Marinakis uspokoił sytuację!
Olympiakos Pireus odpadł z walki o fazę grupową Ligi Mistrzów, co niesie za sobą ogromne straty finansowe, ale i z tym mistrz Grecji sobie poradził.
Prezes „Thrylos” Vangelis Marinakis na spotkaniu administracji klubu zdecydował o podwyższeniu kapitału zakładowego o bagatela 20 milionów euro, co ma pokryć starty poniesione z powodu niezakwalifikowania się do Ligi Mistrzów. Taka sytuacja miała też miejsce w 2010 roku, kiedy to Olympiakos zakończył przygodę z europejskimi pucharami w trzeciej rundzie kwalifikacyjnej LE (Maccabi Tel Awiw 2:1 0:1).

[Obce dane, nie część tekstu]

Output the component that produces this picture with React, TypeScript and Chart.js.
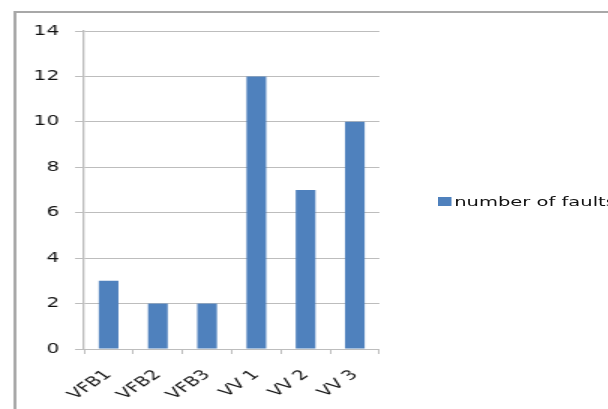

Oczywiście konsekwencje za ten fatalny występ dla sztabu trenerskiego i piłkarzy będą. Victor Sanchez prawdopodobnie straci posadę szkoleniowca, a kilku zawodników może na dniach opuścić klub m.in. słabo prezentujący się Diogo Figueiras czy będący na „czarnej liście” Arthur Masuaku, za którego klub może otrzymać kilka milionów euro.
Marinakis planuje też błyskawiczne wzmocnienie składu, a potencjalnymi nabytkami według greckich mediów są m.in. Nemanja Nikolić (Legia Warszawa), Mathieu Valbuena (Olympique Lyon), czy też Mathieu Flamini (Arsenal FC). Wrócić ma też Leandro Salino.